Cette autorité n'est certes pas démocratique (le pouvoir n'est exercé que par une caste nobiliaire de taille très limitée), mais elle est parvenue au cours des siècles à éviter l'accaparement de l'État par une personne ou une faction.

En appelant dans tous les discours à la primauté du « bénéfice commun » sur le « confort particulier », l'autorité politique assure au cours des siècles la formation de la conscience civique des Vénitiens. Cette préoccupation va jusqu'à exclure les propriétaires nobles des institutions qui gèrent l'entretien des eaux dans la lagune, au motif « qu'ils pourraient faire passer leur intérêt avant le bien public ».

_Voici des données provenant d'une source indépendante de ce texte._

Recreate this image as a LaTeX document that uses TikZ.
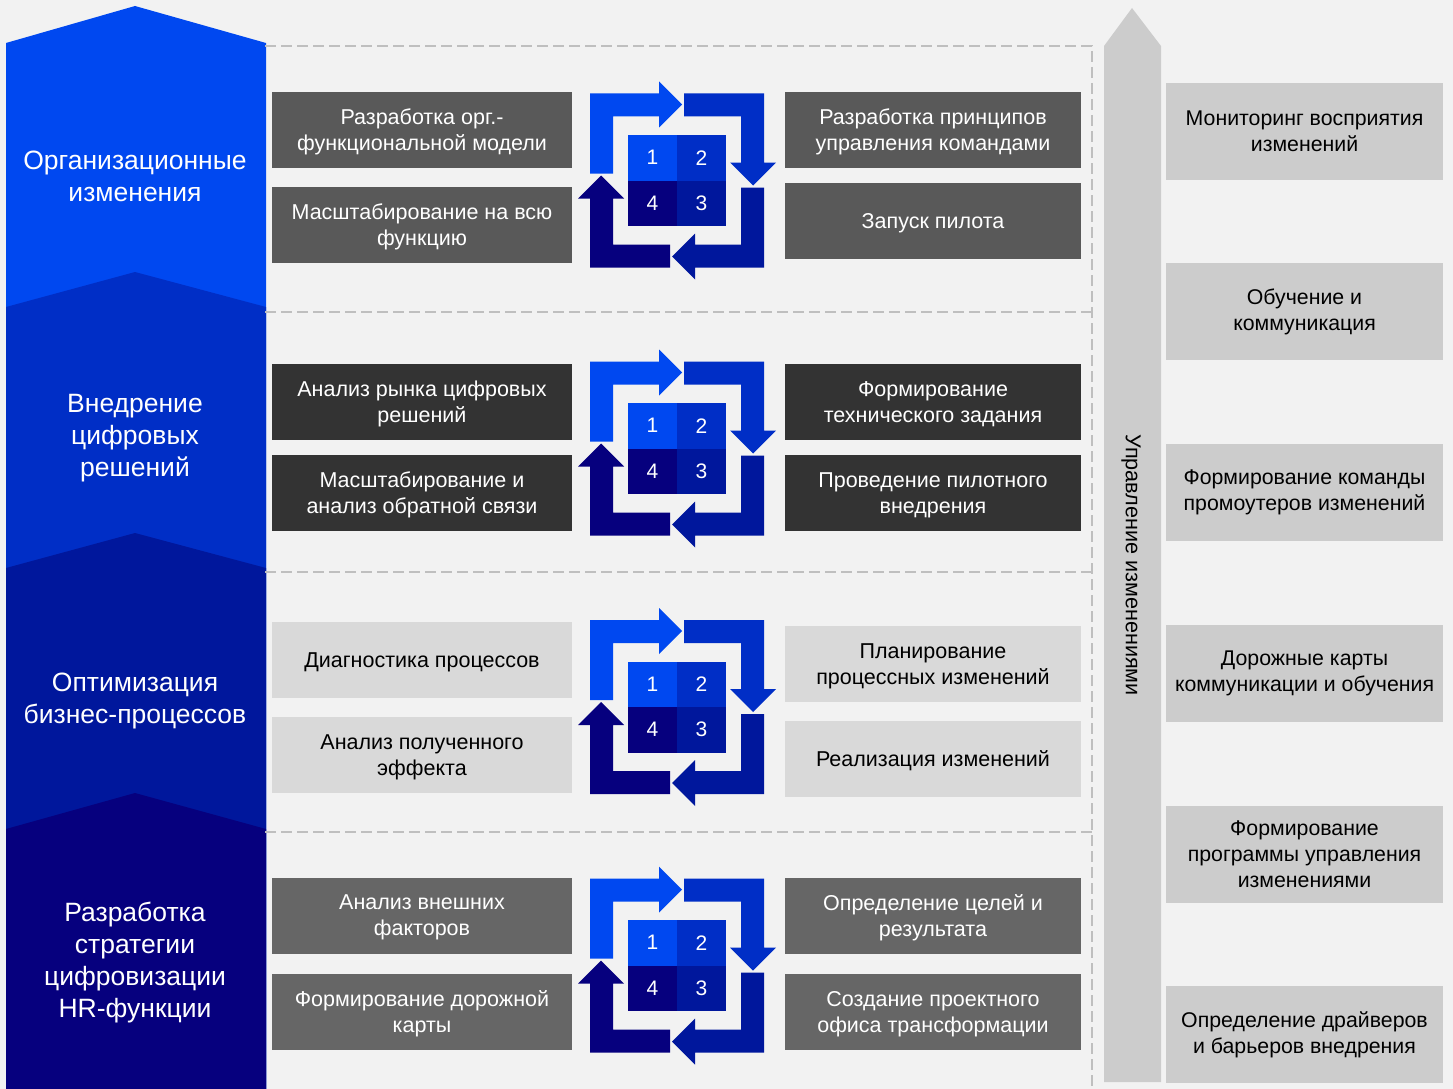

Venise apparaît ainsi comme un État extraordinairement moderne, qui s'impose par la création et la révision permanente de lois et de normes dont il assure l'application. Des institutions diverses réglementent la taille des filets de pêche (afin de préserver la ressource halieutique dans la lagune), le déboisement (qui entraine le ruissellement responsable de l'ensablement de la lagune), les coupes de bois (car le bois est indispensable pour les pieux qui soutiennent les maisons, les palissades qui protègent la lagune et les navires qui assurent la prospérité de Venise).

Si le mot n'est pas présent dans le livre, écrit en 1995, c'est bien de développement durable qu'il s'agit. Aux tendances naturelles des individus à rechercher le bénéfice immédiat, la collectivité oppose en permanence la nécessité de préserver les ressources par une gestion dynamique, l'objectif ultime étant bien la prospérité économique et l'intérêt à long terme des individus. Et cet objectif, aucun autre État, peut-être, ne l'a atteint aussi bien en Europe que Venise depuis le Moyen-Âge jusqu'au 18e siècle.

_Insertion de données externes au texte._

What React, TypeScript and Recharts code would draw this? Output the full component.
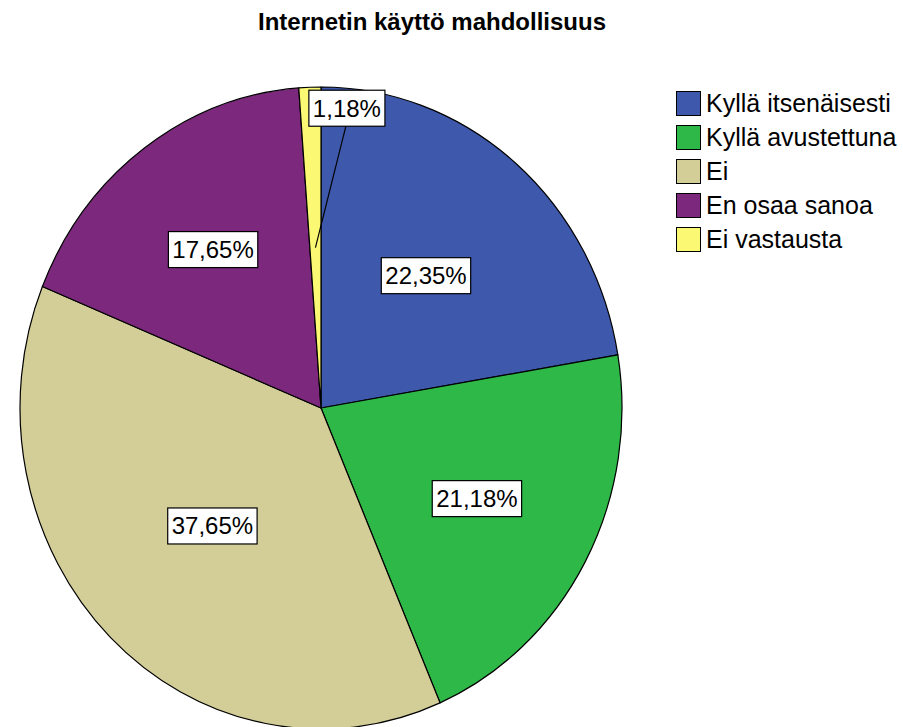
import { PieChart, Pie, Legend } from "recharts";

const CATEGORIES = [
  "Kyllä itsenäisesti",
  "Kyllä avustettuna",
  "Ei",
  "En osaa sanoa",
  "Ei vastausta",
];
const COUNTS = [19, 18, 32, 15, 1];
const COLORS = ["#3E58AC", "#2EB848", "#D3CE97", "#7C287D", "#FBF873"];
// how far out (share of radius) each slice's label box sits
const LABEL_RADIUS = [0.54, 0.59, 0.515, 0.61, 0.5];

const TITLE = "Internetin käyttö mahdollisuus";
const FONT = "'Liberation Sans', Arial, sans-serif";
const Y_SCALE = 321 / 301;
const RAD = Math.PI / 180;

const total = COUNTS.reduce((s, v) => s + v, 0);
const data = CATEGORIES.map((name, i) => ({ name, value: COUNTS[i], fill: COLORS[i] }));

const fmt = (v: number) => ((v / total) * 100).toFixed(2).replace(".", ",");

const charW = (c: string) => (c === "," ? 0.278 : c === "%" ? 0.889 : 0.556);
const textWidth = (s: string, size: number) =>
  s.split("").reduce((w, c) => w + charW(c), 0) * size;

const ellipsePoint = (cx: number, cy: number, r: number, angle: number) => ({
  x: cx + r * Math.cos(-angle * RAD),
  y: cy + r * Y_SCALE * Math.sin(-angle * RAD),
});

const EllipseSector = (props: any) => {
  const { cx, cy, outerRadius, startAngle, endAngle, fill } = props;
  const p1 = ellipsePoint(cx, cy, outerRadius, startAngle);
  const p2 = ellipsePoint(cx, cy, outerRadius, endAngle);
  const large = Math.abs(endAngle - startAngle) > 180 ? 1 : 0;
  const sweep = startAngle > endAngle ? 1 : 0;
  const d = `M${cx},${cy} L${p1.x},${p1.y} A${outerRadius},${outerRadius * Y_SCALE} 0 ${large} ${sweep} ${p2.x},${p2.y} Z`;
  return <path d={d} fill={fill} stroke="#000" strokeWidth={1.2} strokeLinejoin="round" />;
};

const renderLabel = (props: any) => {
  const { cx, cy, midAngle, outerRadius, value, index } = props;
  const text = fmt(value) + "%";
  const w = textWidth(text, 24) + 8;
  const h = 36;
  let bx: number;
  let by: number;
  let line = null;
  if (value / total < 0.05) {
    const edge = ellipsePoint(cx, cy, outerRadius, midAngle);
    const inner = ellipsePoint(cx, cy, outerRadius * LABEL_RADIUS[index], midAngle);
    bx = edge.x - 1;
    by = edge.y + 3;
    line = <line x1={inner.x} y1={inner.y} x2={bx + w / 2 - 1} y2={by + h} stroke="#000" strokeWidth={1.2} />;
  } else {
    const c = ellipsePoint(cx, cy, outerRadius * LABEL_RADIUS[index], midAngle);
    bx = c.x - w / 2;
    by = c.y - h / 2;
  }
  return (
    <g>
      {line}
      <rect x={bx} y={by} width={w} height={h} fill="#fff" stroke="#000" strokeWidth={1.2} />
      <text x={bx + w / 2} y={by + h / 2 + 8.5} textAnchor="middle" fontSize={24} fontFamily={FONT} fill="#000">
        {text}
      </text>
    </g>
  );
};

// legend keeps the data order, not the alphabetical one
const renderLegend = () => (
  <div style={{ fontFamily: FONT }}>
    {CATEGORIES.map((name, i) => (
      <div key={`leg-${i}`} style={{ display: "flex", alignItems: "center", height: 34 }}>
        <div
          style={{
            width: 25,
            height: 25,
            boxSizing: "border-box",
            border: "1.5px solid #000",
            background: COLORS[i],
            marginRight: 5,
            flexShrink: 0,
          }}
        />
        <span style={{ fontSize: 25, color: "#000", whiteSpace: "nowrap" }}>{name}</span>
      </div>
    ))}
  </div>
);

export default function App() {
  return (
    <div style={{ position: "absolute", left: 0, top: 0, width: 903, height: 727, background: "#fff", overflow: "hidden" }}>
      <div
        style={{
          position: "absolute",
          left: 0,
          top: 10,
          width: 864,
          textAlign: "center",
          fontFamily: FONT,
          fontWeight: "bold",
          fontSize: 24,
          lineHeight: "24px",
          color: "#000",
        }}
      >
        {TITLE}
      </div>
      <PieChart width={903} height={727} margin={{ top: 0, right: 0, bottom: 0, left: 0 }}>
        <Pie
          data={data}
          dataKey="value"
          nameKey="name"
          cx={321}
          cy={408}
          outerRadius={301}
          startAngle={90}
          endAngle={-270}
          stroke="#000"
          shape={EllipseSector}
          label={renderLabel}
          labelLine={false}
          isAnimationActive={false}
        />
        <Legend
          content={renderLegend}
          wrapperStyle={{ position: "absolute", left: 676, top: 86, width: 227, bottom: "auto", overflow: "hidden" }}
        />
      </PieChart>
    </div>
  );
}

« Métaphore du destin commun, cet habitat fragile et menacé incarne un principe de communauté que tous les Vénitiens sont incités à reconnaître et à partager.


Venise, c'est aussi, à trois kilomètres du Grand Canal, un complexe pétrochimique de première importance et la promesse, un jour peut-être, d'une marée noire sur la place Saint-Marc.